At this very moment, the Cleveland Cavaliers are relishing their reward of a much-needed time off, after sweeping the hapless Toronto Raptors.
On the other side of the Eastern Conference semifinals, the Boston Celtics and the Washington Wizards are about to take the court tomorrow in hopes of getting that pivotal Game 5 win, which will put them in a good position for the remaining conference finals slot.
A glimpse at the Cavaliers' respective regular season series with the Wizards (2-1) and the Celtics (2-2) can only give us a blurry idea on which team will make the Eastern Conference Finals more difficult for the defending champions. A per-position analysis, however, may reveal the bigger thorn in LeBron and company's side.
PG Kyrie Irving
This will probably be the most important matchup of the series; the Cleveland playmaker will not be shortchanged against either the small but terrible Isaiah Thomas, or John Wall, who is playing the best basketball of his playoff career. Good thing Irving won't have to handle point duties on his own, and can focus more on trying to limit his counterpart.
SG JR Smith
Will the shirtless sniper fare better versus someone who can explode for 30 in a matter of seconds (Bradley Beal), or someone who will get in his face all game long (Avery Bradley)? Something tells us Smith would prefer the latter, considering his shot-chucking tendencies. Although the real question is, which version of him will show up in the ECF—good or bad JR?
SF You know who
Just to be clear, this part will only be for the sake of discourse, with the way LeBron James is balling out of his mind right now. Will it be Jae Crowder's size and experience, or Otto Porter's length and scoring? Still, Memphis Grizzlies coach David Fizdale said it best: "Compete your butt off and I hope you're a religious man, because you're gonna need to say some prayers."
PF Kevin Love
The stretch four is expected to have the upper hand against opposing bigs, whether it's the volatile Markieff Morris, or the so-so Amir Johnson.
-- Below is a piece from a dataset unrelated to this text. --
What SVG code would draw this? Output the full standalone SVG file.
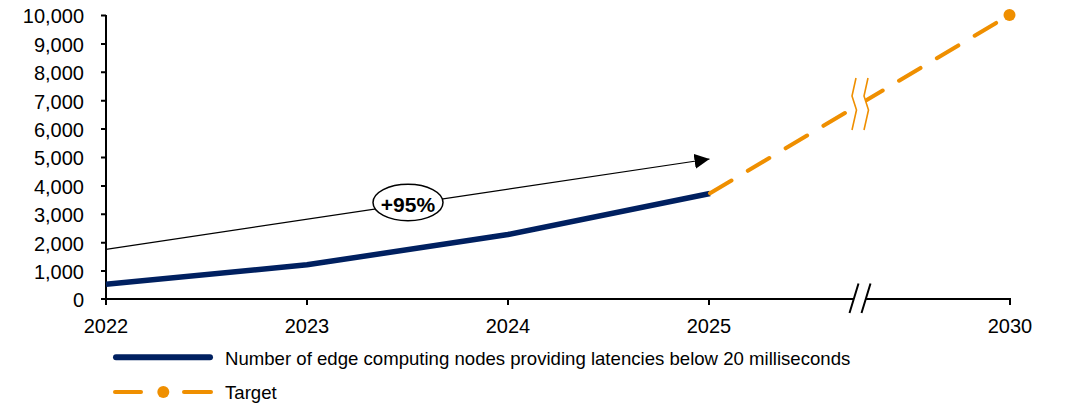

We think the versatility and youth of Morris will pose more problems for Love, who has yet to really hit his stride this postseason. One strategy that might just work? Keep him off the boards.
C Tristan Thompson
Unlike his frontcourt partner, the odds are stacked against the relentless Cavalier with him being undersized. Sure, Marcin Gortat can abuse Thompson using sheer size, but Al Horford seems more dangerous with his diverse skill set. Don't count Double T's boundless energy out, though—he isn't recognized as the NBA's modern-day "Iron Man" for nothing.
Peaking couldn't have come at a better time for Cleveland's reserves, with Kyle Korver, Channing Frye, and Deron Williams leading the way. Between the spark-plug trios of Marcus Smart-Kelly Olynyk-Terry Rozier and Bogdan Bogdanovic-Brandon Jennings-Kelly Oubre, we'll go with gang green on the account of the ability to deliver on the defensive end.